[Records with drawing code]
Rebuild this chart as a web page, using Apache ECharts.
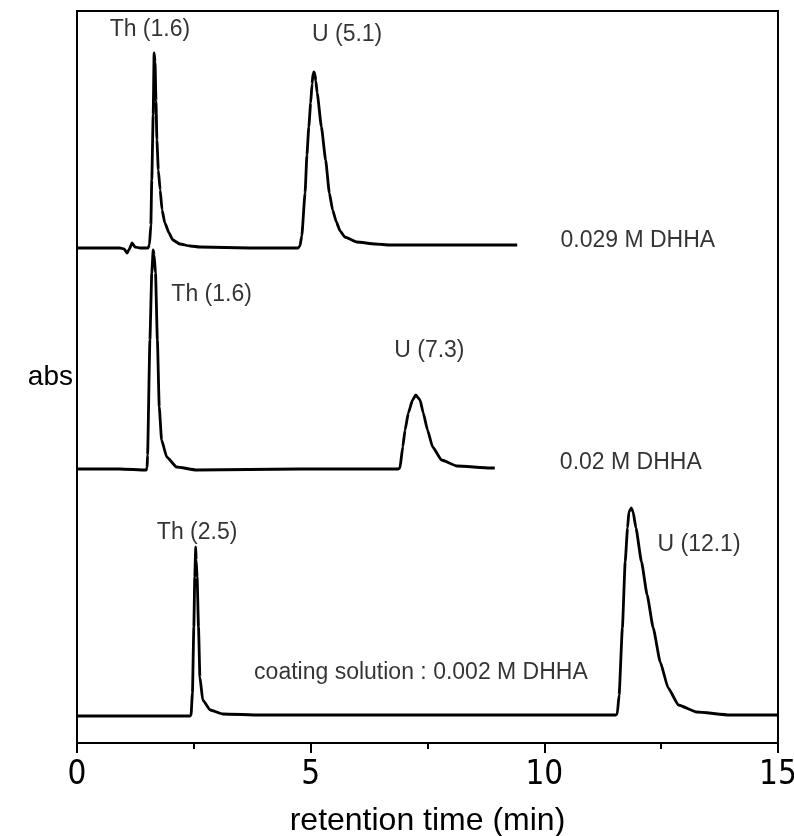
<!DOCTYPE html>
<html>
<head>
<meta charset="utf-8">
<script src="https://cdn.jsdelivr.net/npm/echarts@6/dist/echarts.min.js"></script>
<style>
html,body{margin:0;padding:0;background:#fff;}
#chart{width:794px;height:836px;}
</style>
</head>
<body>
<div id="chart"></div>
<script>
// Trace 1: 0.029 M DHHA (retention time, absorbance on stacked scale)
const t1 = [0, 0.49, 0.92, 1.01, 1.07, 1.11, 1.18, 1.24, 1.35, 1.52, 1.55, 1.58, 1.60, 1.63, 1.65, 1.67, 1.69, 1.71, 1.74, 1.78, 1.82, 1.88, 1.97, 2.05, 2.20, 2.42, 2.63, 3.70, 4.73, 4.77, 4.81, 4.88, 4.92, 4.96, 5.00, 5.03, 5.05, 5.07, 5.09, 5.11, 5.14, 5.23, 5.32, 5.40, 5.47, 5.55, 5.63, 5.73, 5.99, 6.38, 6.70, 7.98, 9.42];
const a1 = [495, 495, 495, 494, 490, 493, 500, 496, 495, 495, 498, 518, 563, 628, 690, 681, 642, 603, 573, 553, 533, 520, 510, 503, 499, 497, 496, 495, 495, 497, 507, 550, 588, 616, 640, 659, 669, 671, 669, 662, 650, 616, 583, 550, 533, 521, 512, 506, 501, 499, 498, 498, 498];

// Trace 2: 0.02 M DHHA
const t2 = [0, 0.92, 1.48, 1.50, 1.51, 1.56, 1.60, 1.63, 1.65, 1.68, 1.72, 1.76, 1.81, 1.92, 2.13, 2.56, 4.77, 6.87, 6.91, 6.97, 7.02, 7.09, 7.18, 7.25, 7.34, 7.41, 7.50, 7.61, 7.80, 8.13, 8.84, 8.94];
const a2 = [274, 274, 273, 275, 288, 403, 470, 493, 488, 470, 403, 336, 303, 286, 276, 273, 274, 274, 275, 296, 313, 330, 343, 348, 343, 330, 313, 296, 283, 277, 275, 275];

// Trace 3: coating solution 0.002 M DHHA
const t3 = [0, 1.56, 2.42, 2.44, 2.47, 2.50, 2.52, 2.54, 2.55, 2.57, 2.60, 2.63, 2.69, 2.85, 3.12, 3.92, 6.91, 11.19, 11.53, 11.56, 11.60, 11.67, 11.73, 11.78, 11.81, 11.86, 11.90, 11.96, 12.08, 12.20, 12.33, 12.48, 12.65, 12.87, 13.26, 13.97, 15.0];
const a3 = [27, 27, 27, 28, 50, 116, 166, 196, 183, 166, 116, 66, 43, 33, 29, 28, 28, 28, 28, 29, 48, 115, 181, 215, 231, 235, 231, 215, 181, 148, 115, 81, 55, 38, 31, 28, 28];

// Annotations
const noteTexts = ["Th (1.6)", "U (5.1)", "0.029 M DHHA", "Th (1.6)", "U (7.3)", "0.02 M DHHA", "Th (2.5)", "U (12.1)", "coating solution : 0.002 M DHHA"];
const noteT = [1.56, 5.78, 12.0, 2.88, 7.54, 11.85, 2.57, 13.31, 7.36];
const noteV = [713, 708, 502, 448, 392, 280, 210, 198, 70];

const xTickLabels = ["0", "5", "10", "15"];

function zip(t, a) { return t.map((v, i) => [v, a[i]]); }

const lineStyle = { color: '#000', width: 2.8 };
const mk = (name, t, a) => ({
  name, type: 'line', data: zip(t, a), symbol: 'none', smooth: 0.15, smoothMonotone: 'x',
  lineStyle, animation: false, silent: true
});

const condensed = "'Liberation Sans Narrow', 'DejaVu Sans Condensed', 'Liberation Sans', Arial, sans-serif";

const chart = echarts.init(document.getElementById('chart'));
chart.setOption({
  animation: false,
  backgroundColor: '#fff',
  grid: { left: 77, right: 16, top: 11, bottom: 93, containLabel: false, outerBoundsMode: 'none',
    show: true, borderColor: '#000', borderWidth: 2, backgroundColor: 'transparent' },
  xAxis: {
    type: 'value', min: 0, max: 15, interval: 5,
    name: 'retention time (min)', nameLocation: 'middle', nameGap: 62,
    nameTextStyle: { fontFamily: 'Liberation Sans', fontSize: 32, color: '#000' },
    axisLine: { show: true, lineStyle: { color: '#000', width: 2 } },
    axisTick: { show: true, length: 10, lineStyle: { color: '#000', width: 2 } },
    minorTick: { show: true, splitNumber: 2, length: 6, lineStyle: { color: '#000', width: 2 } },
    splitLine: { show: false },
    axisLabel: { fontFamily: condensed, fontSize: 33, color: '#000', margin: 16,
      formatter: v => xTickLabels[xTickLabels.indexOf(String(v))] || '' }
  },
  yAxis: {
    type: 'value', min: 0, max: 732,
    name: 'abs', nameLocation: 'middle', nameRotate: 0, nameGap: 4,
    nameTextStyle: { fontFamily: 'Liberation Sans', fontSize: 28, color: '#000', align: 'right', padding: [0, 0, 26, 0] },
    axisLine: { show: true, lineStyle: { color: '#000', width: 2 } },
    axisTick: { show: false }, axisLabel: { show: false }, splitLine: { show: false }
  },
  series: [
    mk('0.029 M DHHA', t1, a1),
    mk('0.02 M DHHA', t2, a2),
    mk('0.002 M DHHA', t3, a3),
    {
      type: 'scatter', symbolSize: 0, silent: true, animation: false,
      data: noteTexts.map((s, i) => [noteT[i], noteV[i], s]),
      label: { show: true, position: 'inside', formatter: p => p.value[2],
        fontFamily: 'Liberation Sans', fontSize: 23, color: '#000', textBorderWidth: 0,
        align: 'center', verticalAlign: 'middle' }
    }
  ]
});
</script>
</body>
</html>
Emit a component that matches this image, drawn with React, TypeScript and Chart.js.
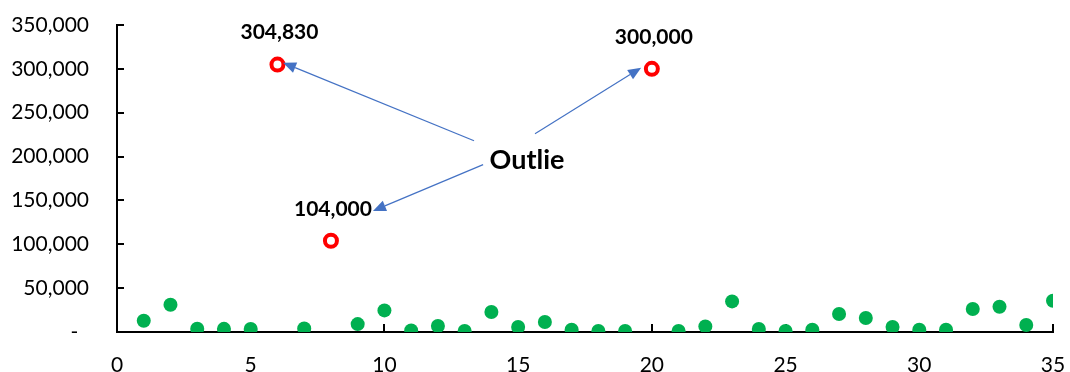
import React, { useEffect, useRef } from 'react';
import { Chart, registerables } from 'chart.js';

Chart.register(...registerables);

// Regular observations
const normalX = [1, 2, 3, 4, 5, 7, 9, 10, 11, 12, 13, 14, 15, 16, 17, 18, 19, 21, 22, 23, 24, 25, 26, 27, 28, 29, 30, 31, 32, 33, 34, 35];
const normalY = [12900, 31100, 3700, 3600, 3500, 4100, 9000, 24600, 1800, 6800, 1100, 22800, 5700, 11400, 2600, 1100, 1100, 1100, 6400, 34900, 3400, 1100, 2600, 20500, 16000, 5700, 2600, 2600, 26200, 28800, 8000, 35700];

// Outliers
const outlierX = [6, 8, 20];
const outlierY = [304830, 104000, 300000];

// Callout text and arrows (data coordinates)
const calloutText = 'Outlie';
const calloutPos = [15.33, 195600];
const arrowFromX = [13.35, 15.63, 13.69];
const arrowFromY = [218000, 226000, 190800];
const arrowToX = [6.21, 19.6, 9.57];
const arrowToY = [307000, 301300, 138000];

// Axis ranges
const xMin = 0, xMax = 35, xStep = 5;
const yMin = 0, yMax = 350000, yStep = 50000;

const FONT = 'Lato, "Open Sans", sans-serif';

const annotPlugin = {
  id: 'annot',
  beforeDatasetsDraw(chart: any) {
    const ctx = chart.ctx;
    const xs = chart.scales.x;
    const ys = chart.scales.y;
    const area = chart.chartArea;
    ctx.save();
    // inside tick marks
    ctx.strokeStyle = '#000';
    ctx.lineWidth = 2;
    for (let v = yMin; v <= yMax; v += yStep) {
      const py = Math.round(ys.getPixelForValue(v));
      ctx.beginPath();
      ctx.moveTo(area.left, py);
      ctx.lineTo(area.left + 7, py);
      ctx.stroke();
    }
    for (let v = xMin; v <= xMax; v += xStep) {
      const px = Math.round(xs.getPixelForValue(v));
      ctx.beginPath();
      ctx.moveTo(px, area.bottom);
      ctx.lineTo(px, area.bottom - 8);
      ctx.stroke();
    }
    ctx.restore();
  },
  afterDraw(chart: any) {
    const ctx = chart.ctx;
    const xs = chart.scales.x;
    const ys = chart.scales.y;
    ctx.save();
    // arrows
    ctx.strokeStyle = '#4472C4';
    ctx.fillStyle = '#4472C4';
    ctx.lineWidth = 1.2;
    for (let i = 0; i < arrowFromX.length; i++) {
      const x1 = xs.getPixelForValue(arrowFromX[i]);
      const y1 = ys.getPixelForValue(arrowFromY[i]);
      const x2 = xs.getPixelForValue(arrowToX[i]);
      const y2 = ys.getPixelForValue(arrowToY[i]);
      const ang = Math.atan2(y2 - y1, x2 - x1);
      const hl = 13, hw = 5.5;
      const bx = x2 - hl * Math.cos(ang);
      const by = y2 - hl * Math.sin(ang);
      ctx.beginPath();
      ctx.moveTo(x1, y1);
      ctx.lineTo(bx, by);
      ctx.stroke();
      ctx.beginPath();
      ctx.moveTo(x2, y2);
      ctx.lineTo(bx + hw * Math.sin(ang), by - hw * Math.cos(ang));
      ctx.lineTo(bx - hw * Math.sin(ang), by + hw * Math.cos(ang));
      ctx.closePath();
      ctx.fill();
    }
    // callout text
    ctx.fillStyle = '#000';
    ctx.font = `bold 27px ${FONT}`;
    ctx.textAlign = 'center';
    ctx.textBaseline = 'middle';
    ctx.fillText(calloutText, xs.getPixelForValue(calloutPos[0]), ys.getPixelForValue(calloutPos[1]));
    // outlier labels
    ctx.font = `bold 21px ${FONT}`;
    for (let i = 0; i < outlierX.length; i++) {
      const px = xs.getPixelForValue(outlierX[i]);
      const py = ys.getPixelForValue(outlierY[i]);
      ctx.fillText(outlierY[i].toLocaleString('en-US'), px + 2, py - 32);
    }
    ctx.restore();
  },
};

const zeroPad = (s: any) => {
  s.paddingTop = 0;
  s.paddingBottom = 0;
  s.paddingLeft = 0;
  s.paddingRight = 0;
};

export default function App() {
  const ref = useRef<HTMLCanvasElement>(null);
  useEffect(() => {
    document.body.style.margin = '0';
    const chart = new Chart(ref.current!, {
      type: 'scatter',
      data: {
        datasets: [
          {
            label: 'Values',
            data: normalX.map((x, i) => ({ x, y: normalY[i] })),
            backgroundColor: '#00B050',
            borderWidth: 0,
            pointRadius: 7,
          },
          {
            label: 'Outliers',
            data: outlierX.map((x, i) => ({ x, y: outlierY[i] })),
            backgroundColor: '#FFFFFF',
            borderColor: '#FF0000',
            borderWidth: 4,
            pointRadius: 6,
          },
        ],
      },
      options: {
        animation: false,
        responsive: false,
        layout: { padding: { top: 25, right: 17, left: 0, bottom: 0 } },
        plugins: { legend: { display: false }, tooltip: { enabled: false } },
        scales: {
          x: {
            type: 'linear',
            min: xMin,
            max: xMax,
            afterFit: (s: any) => { s.height = 40; zeroPad(s); },
            ticks: { stepSize: xStep, color: '#000', font: { family: FONT, size: 21 }, padding: 21 },
            grid: { display: false, drawTicks: false },
            border: { display: true, color: '#000', width: 2 },
          },
          y: {
            type: 'linear',
            min: yMin,
            max: yMax,
            afterFit: (s: any) => { s.width = 117; zeroPad(s); },
            ticks: {
              stepSize: yStep,
              color: '#000',
              font: { family: FONT, size: 21 },
              padding: 28,
              callback: (v: any) => (Number(v) === 0 ? '-  ' : Number(v).toLocaleString('en-US')),
            },
            grid: { display: false, drawTicks: false },
            border: { display: true, color: '#000', width: 2 },
          },
        },
      },
      plugins: [annotPlugin],
    });
    return () => chart.destroy();
  }, []);
  return (
    <div style={{ width: 1070, height: 372 }}>
      <canvas ref={ref} width={1070} height={372} style={{ display: 'block' }} />
    </div>
  );
}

■ Exercise brief
Copy, word for word, the entries above from the first line to the line that holds "498, 498, 498];". Drop the pictures.

■ Completed exercise
Rebuild this chart as a web page, using Apache ECharts.
<!DOCTYPE html>
<html>
<head>
<meta charset="utf-8">
<script src="https://cdn.jsdelivr.net/npm/echarts@6/dist/echarts.min.js"></script>
<style>
html,body{margin:0;padding:0;background:#fff;}
#chart{width:794px;height:836px;}
</style>
</head>
<body>
<div id="chart"></div>
<script>
// Trace 1: 0.029 M DHHA (retention time, absorbance on stacked scale)
const t1 = [0, 0.49, 0.92, 1.01, 1.07, 1.11, 1.18, 1.24, 1.35, 1.52, 1.55, 1.58, 1.60, 1.63, 1.65, 1.67, 1.69, 1.71, 1.74, 1.78, 1.82, 1.88, 1.97, 2.05, 2.20, 2.42, 2.63, 3.70, 4.73, 4.77, 4.81, 4.88, 4.92, 4.96, 5.00, 5.03, 5.05, 5.07, 5.09, 5.11, 5.14, 5.23, 5.32, 5.40, 5.47, 5.55, 5.63, 5.73, 5.99, 6.38, 6.70, 7.98, 9.42];
const a1 = [495, 495, 495, 494, 490, 493, 500, 496, 495, 495, 498, 518, 563, 628, 690, 681, 642, 603, 573, 553, 533, 520, 510, 503, 499, 497, 496, 495, 495, 497, 507, 550, 588, 616, 640, 659, 669, 671, 669, 662, 650, 616, 583, 550, 533, 521, 512, 506, 501, 499, 498, 498, 498];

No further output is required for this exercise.